前半序盤、鹿島がペースを掴む。右サイドから内田篤人と野沢拓也が崩し、左サイドは新井場徹が駒野友一との1対1からクロスをあげ、ゴール前に迫った。セカンドボールも支配し、磐田に攻撃の端緒をつくらせなかった。しかし、磐田も徐々にペースを掴む。15分過ぎからファウルで試合が途切れるようになると、鹿島が圧倒的に支配していた試合も五分五分の流れになっていった。

まず、決定機を迎えたのは鹿島。29分、左サイドの深い位置で小さな円を描きながらドリブルしマークをずらした本山雅志が前を向く。タイミングを合わせてDFラインの裏に野沢が抜け出ると、絶妙のスルーパスが通った。しかし、野沢のシュートはゴール左へ惜しくも外れる。

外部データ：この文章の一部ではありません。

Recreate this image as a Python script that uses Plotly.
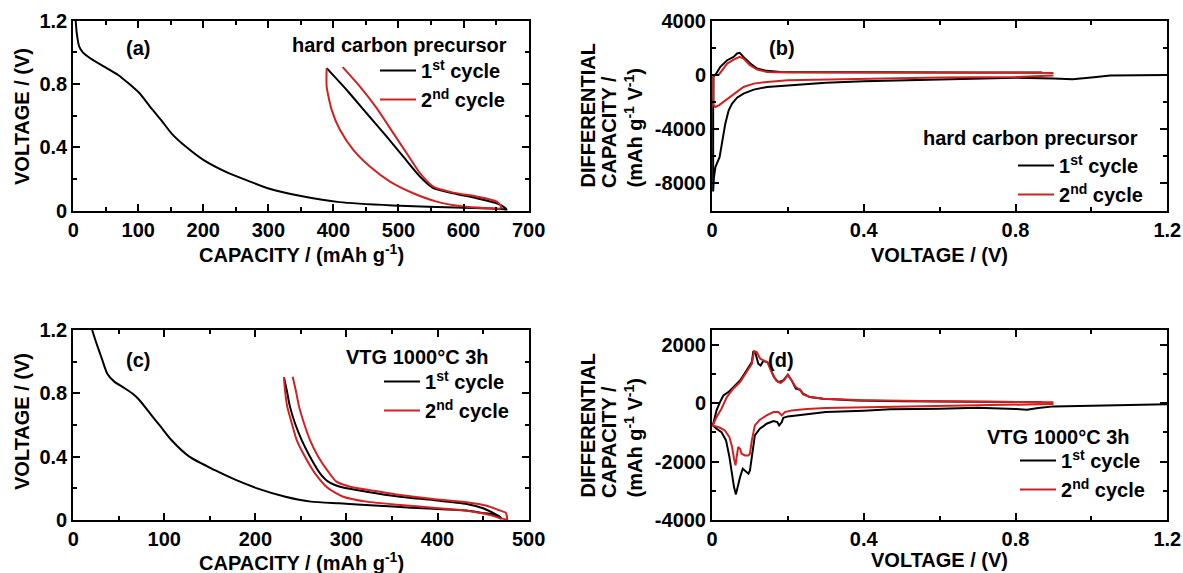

磐田も応戦。37分に、右サイドから駒野がクロス。岩政がクリアし損ねたボールを前田遼一がボレーで合わせるもジャストミートせず、シュートは真上に打ち上がってしまった。
42分、鹿島陣内からのFKが前線の興梠慎三へ。ヘディングで落とした先に野沢がうまく走り込み、ゴール右前からフリーでシュート。ファーサイドを狙ったシュートはボール1個分外。前半2度の決定機を野沢が外してしまい、鹿島に嫌な雰囲気が漂い後半を迎えることになった。

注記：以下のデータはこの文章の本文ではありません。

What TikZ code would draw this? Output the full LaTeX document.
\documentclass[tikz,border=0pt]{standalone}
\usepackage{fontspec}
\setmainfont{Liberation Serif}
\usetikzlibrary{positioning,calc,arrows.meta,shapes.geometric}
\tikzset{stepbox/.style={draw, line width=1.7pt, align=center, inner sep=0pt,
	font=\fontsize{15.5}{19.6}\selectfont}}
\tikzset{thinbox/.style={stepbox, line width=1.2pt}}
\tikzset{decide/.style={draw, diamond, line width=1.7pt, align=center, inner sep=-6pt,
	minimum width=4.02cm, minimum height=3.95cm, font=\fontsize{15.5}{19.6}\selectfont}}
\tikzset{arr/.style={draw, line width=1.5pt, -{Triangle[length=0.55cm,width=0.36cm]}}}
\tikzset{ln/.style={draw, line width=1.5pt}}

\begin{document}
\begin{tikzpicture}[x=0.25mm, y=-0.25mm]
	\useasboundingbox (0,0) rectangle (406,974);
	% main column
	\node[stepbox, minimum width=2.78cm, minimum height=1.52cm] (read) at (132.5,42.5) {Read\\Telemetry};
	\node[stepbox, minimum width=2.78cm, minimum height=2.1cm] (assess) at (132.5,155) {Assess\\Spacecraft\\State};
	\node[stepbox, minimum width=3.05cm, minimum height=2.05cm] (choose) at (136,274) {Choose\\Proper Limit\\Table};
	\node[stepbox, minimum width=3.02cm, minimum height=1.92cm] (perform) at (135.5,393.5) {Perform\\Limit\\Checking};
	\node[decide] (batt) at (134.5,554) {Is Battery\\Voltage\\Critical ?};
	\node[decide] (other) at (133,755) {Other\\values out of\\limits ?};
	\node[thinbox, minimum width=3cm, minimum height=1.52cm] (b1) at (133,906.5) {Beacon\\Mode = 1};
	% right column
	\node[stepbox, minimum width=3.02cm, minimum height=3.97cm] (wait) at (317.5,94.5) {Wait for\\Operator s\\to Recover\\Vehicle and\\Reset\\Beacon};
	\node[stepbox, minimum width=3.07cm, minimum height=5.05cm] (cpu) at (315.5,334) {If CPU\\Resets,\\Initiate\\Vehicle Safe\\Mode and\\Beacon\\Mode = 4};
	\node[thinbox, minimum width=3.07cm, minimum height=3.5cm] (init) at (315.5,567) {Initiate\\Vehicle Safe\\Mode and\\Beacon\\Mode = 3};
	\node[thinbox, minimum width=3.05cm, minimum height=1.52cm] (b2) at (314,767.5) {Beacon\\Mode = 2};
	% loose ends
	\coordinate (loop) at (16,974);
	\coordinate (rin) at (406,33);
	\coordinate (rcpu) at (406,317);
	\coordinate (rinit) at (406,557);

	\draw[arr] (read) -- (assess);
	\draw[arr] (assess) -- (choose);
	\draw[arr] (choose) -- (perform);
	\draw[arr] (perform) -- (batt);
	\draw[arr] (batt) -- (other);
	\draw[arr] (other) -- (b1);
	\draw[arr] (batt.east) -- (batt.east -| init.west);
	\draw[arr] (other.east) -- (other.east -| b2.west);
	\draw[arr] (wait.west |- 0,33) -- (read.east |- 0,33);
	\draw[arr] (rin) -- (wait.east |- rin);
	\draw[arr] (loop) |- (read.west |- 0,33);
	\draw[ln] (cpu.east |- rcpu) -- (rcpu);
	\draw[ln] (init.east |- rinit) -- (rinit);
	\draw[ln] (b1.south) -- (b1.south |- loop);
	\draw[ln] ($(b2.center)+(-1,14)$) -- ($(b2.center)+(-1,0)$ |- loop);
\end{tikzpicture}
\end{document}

後半もなかなか試合が動かない。鹿島は多くのチャンスを迎えるものの、ゴールを生む決定打に欠けた。50分、野沢のクロスが磐田ゴール前を横切るも、川口能活が気になったのかマルキーニョスの足が出ない。触ればゴールだった状況をみすみす逃してしまう。この状況を変えるため、オリヴェイラ監督は60分に野沢を下げて田代有三を投入。3トップで得点を奪いに行った。

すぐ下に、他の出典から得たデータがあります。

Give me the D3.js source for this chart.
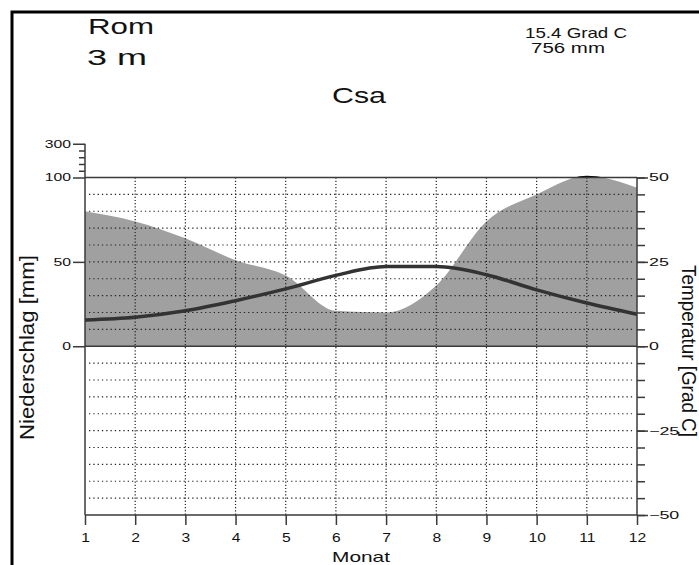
<!DOCTYPE html>
<html>
<head>
<meta charset="utf-8">
<script src="https://cdn.jsdelivr.net/npm/d3@7"></script>
<style>
  body { margin: 0; background: #fff; }
  svg { display: block; }
  text { font-family: "Liberation Sans", Arial, sans-serif; fill: #111; }
</style>
</head>
<body>
<svg id="chart" width="699" height="565"></svg>
<script>
(function() {
  // Klimadaten Rom
  const months = [1, 2, 3, 4, 5, 6, 7, 8, 9, 10, 11, 12];
  const precip = [80, 74, 64, 51, 42, 21, 20, 36, 74, 90, 110, 94]; // mm
  const temp = [7.8, 8.6, 10.5, 13.5, 17.0, 21.0, 23.6, 23.6, 21.2, 16.7, 12.8, 9.5]; // Grad C
  const precipTicks = [0, 50, 100, 300];
  const precipMinor = [140, 180, 220, 260];
  const tempTicks = [-50, -25, 0, 25, 50];
  const tempMinor = d3.range(-50, 51, 5);
  const tempGrid = d3.range(-45, 46, 5).filter(d => d !== 0);

  const svg = d3.select('#chart');

  // Scales
  const x = d3.scaleLinear().domain([1, 12]).range([85, 637]);
  const yT = d3.scaleLinear().domain([-50, 50]).range([515, 177.5]);
  // ueber 100 mm um Faktor 10 gestaucht
  const yP = d3.scaleLinear().domain([0, 100, 300]).range([yT(0), yT(50), yT(50) - 20 * (yT(0) - yT(50)) / 100]);

  // stretch text horizontally like the original
  function widen(sel, k) {
    sel.each(function() {
      const w = this.getComputedTextLength();
      d3.select(this).attr('textLength', w * k).attr('lengthAdjust', 'spacingAndGlyphs');
    });
  }

  // outer frame
  svg.append('rect')
    .attr('x', 12).attr('y', 12).attr('width', 800).attr('height', 800)
    .attr('fill', 'none').attr('stroke', '#000').attr('stroke-width', 3);

  // precipitation fill
  const defs = svg.append('defs');
  defs.append('clipPath').attr('id', 'below').append('rect')
    .attr('x', x(1)).attr('y', yP(100)).attr('width', x(12) - x(1)).attr('height', yP(0) - yP(100));
  defs.append('clipPath').attr('id', 'above').append('rect')
    .attr('x', x(1)).attr('y', yP(300)).attr('width', x(12) - x(1)).attr('height', yP(100) - yP(300));

  const area = d3.area()
    .x((d, i) => x(months[i]))
    .y0(yP(0))
    .y1(d => yP(d))
    .curve(d3.curveMonotoneX);

  svg.append('path').datum(precip)
    .attr('d', area).attr('fill', '#a0a0a0').attr('clip-path', 'url(#below)');
  svg.append('path').datum(precip)
    .attr('d', area).attr('fill', '#000').attr('clip-path', 'url(#above)');

  // dotted grid
  svg.append('g').selectAll('line').data(tempGrid).enter().append('line')
    .attr('x1', x(1) + 4).attr('x2', x(12) - 2)
    .attr('y1', d => yT(d)).attr('y2', d => yT(d))
    .attr('stroke', '#222').attr('stroke-width', 1.2).attr('stroke-dasharray', '1.3,3');
  svg.append('g').selectAll('line').data(months.slice(1, 11)).enter().append('line')
    .attr('x1', d => x(d)).attr('x2', d => x(d))
    .attr('y1', yT(50)).attr('y2', yT(-50))
    .attr('stroke', '#222').attr('stroke-width', 1.2).attr('stroke-dasharray', '1.2,2');

  // temperature line
  const line = d3.line()
    .x((d, i) => x(months[i]))
    .y(d => yT(d))
    .curve(d3.curveMonotoneX);
  svg.append('path').datum(temp)
    .attr('d', line).attr('fill', 'none').attr('stroke', '#333').attr('stroke-width', 3.5);

  // plot frame + zero line
  const ax = '#3a3a3a';
  svg.append('line').attr('x1', x(1)).attr('x2', x(1)).attr('y1', yP(300)).attr('y2', yT(-50))
    .attr('stroke', ax).attr('stroke-width', 1.5);
  svg.append('line').attr('x1', x(12)).attr('x2', x(12)).attr('y1', yT(50)).attr('y2', yT(-50))
    .attr('stroke', ax).attr('stroke-width', 1.5);
  [50, 0, -50].forEach(t => {
    svg.append('line').attr('x1', x(1)).attr('x2', x(12)).attr('y1', yT(t)).attr('y2', yT(t))
      .attr('stroke', ax).attr('stroke-width', 1.5);
  });

  // axes
  const left = svg.append('g').attr('transform', `translate(${x(1)},0)`)
    .call(d3.axisLeft(yP).tickValues(precipTicks).tickSize(12).tickPadding(2).tickSizeOuter(0));
  svg.append('g').attr('transform', `translate(${x(1)},0)`)
    .call(d3.axisLeft(yP).tickValues(precipMinor).tickSize(6).tickFormat('').tickSizeOuter(0));

  svg.append('g').attr('transform', `translate(${x(12)},0)`)
    .call(d3.axisRight(yT).tickValues(tempMinor).tickSize(8).tickFormat('').tickSizeOuter(0));
  const right = svg.append('g').attr('transform', `translate(${x(12)},0)`)
    .call(d3.axisRight(yT).tickValues(tempTicks).tickSize(11).tickPadding(1).tickSizeOuter(0));

  const bottom = svg.append('g').attr('transform', `translate(0,${yT(-50)})`)
    .call(d3.axisBottom(x).tickValues(months).tickFormat(d3.format('d')).tickSize(10).tickPadding(8).tickSizeOuter(0));

  svg.selectAll('.domain').remove();
  svg.selectAll('.tick line').attr('stroke', ax).attr('stroke-width', 1.5);

  left.selectAll('text').attr('font-size', 10.5).attr('fill', '#111').call(widen, 1.5);
  right.selectAll('text').attr('font-size', 10.5).attr('fill', '#111').call(widen, 1.7);
  bottom.selectAll('text').attr('font-size', 12).attr('fill', '#111').call(widen, 1.3);

  // titles
  svg.append('text').attr('x', 88).attr('y', 34).attr('font-size', 22)
    .attr('textLength', 66).attr('lengthAdjust', 'spacingAndGlyphs').text('Rom');
  svg.append('text').attr('x', 87).attr('y', 65).attr('font-size', 22)
    .attr('textLength', 60).attr('lengthAdjust', 'spacingAndGlyphs').text('3  m');
  svg.append('text').attr('x', 359).attr('y', 103).attr('font-size', 22).attr('text-anchor', 'middle')
    .attr('textLength', 54).attr('lengthAdjust', 'spacingAndGlyphs').text('Csa');
  svg.append('text').attr('x', 525).attr('y', 38).attr('font-size', 15)
    .attr('textLength', 102).attr('lengthAdjust', 'spacingAndGlyphs').text('15.4 Grad C');
  svg.append('text').attr('x', 531).attr('y', 53).attr('font-size', 14)
    .attr('textLength', 74).attr('lengthAdjust', 'spacingAndGlyphs').text('756 mm');

  // axis titles
  svg.append('text').attr('transform', 'translate(34,347.5) rotate(-90)')
    .attr('font-size', 21).attr('text-anchor', 'middle')
    .attr('textLength', 185).attr('lengthAdjust', 'spacingAndGlyphs').text('Niederschlag [mm]');
  svg.append('text').attr('transform', 'translate(682,351) rotate(90)')
    .attr('font-size', 20).attr('text-anchor', 'middle')
    .attr('textLength', 172).attr('lengthAdjust', 'spacingAndGlyphs').text('Temperatur [Grad C]');
  svg.append('text').attr('x', 361).attr('y', 562).attr('font-size', 15).attr('text-anchor', 'middle')
    .attr('textLength', 58).attr('lengthAdjust', 'spacingAndGlyphs').text('Monat');
})();
</script>
</body>
</html>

「相手も動いてきたところで、こちらも動いた方がいいかなという僕の感覚で動きました」
これに先立つ56分。磐田は山本康裕に代えて大井健太郎を投入し、大井が3バックの一角に入り左サイドハーフに岡田隆が上がっていた。そこを突いての交代だった。
田代が前線に入ったことで起点が出来た鹿島だったが、それでもゴールが遠い。69分には興梠のクロスに田代とマルキーニョスが交錯。磐田のディフェンスも要所要所で粘りを見せ、鹿島の選手がフリーでシュートを打つようなシーンをつくらせなかった。さらに、名波浩、中山雅史を入れ、ゴールを奪いに行った。
しかし、ロスタイム。遂に力尽き、鹿島が決勝点を奪ったのである。
川崎Fが勝利したことにより、今節での鹿島の優勝はすでにない。しかし、苦しんだ末の勝点3は優勝に向けて大きな前進となった。最終節はアウェイでの札幌戦(12/6@札幌ド)。磐田にとっては悔しい敗戦。集中力の高さを見せ、鹿島を封じていただけに勝点1を逃してしまった。ただ、千葉、東京Vが敗れたため順位に変動はない。残留争いも最終節までもつれ込むことになった。

試合後、今季ホーム最終戦ということでオリヴェイラ監督が挨拶に立った。
「正直、言葉が出ないです。年間の苦しさを乗り越えてきたという意味で、そのがんばりを評価してもらうためにはタイトルしかないと思います。去年、最終節で感動的な優勝を遂げたことと思います。今年ももっと苦しい状況を乗り越えてきて、もう一度チャンスをものにすることができるかもしれません。それはもしかして神さまが、この鹿島アントラーズに、僕がもう一度大きなものを手にするために、与えた試練じゃないかと思います。ありがとうございました」

監督は劇的な勝利に感極まっていた。それを祝福するかのように、試合後のスタジアムから空を見上げる、そこには大きな虹がかかっていた。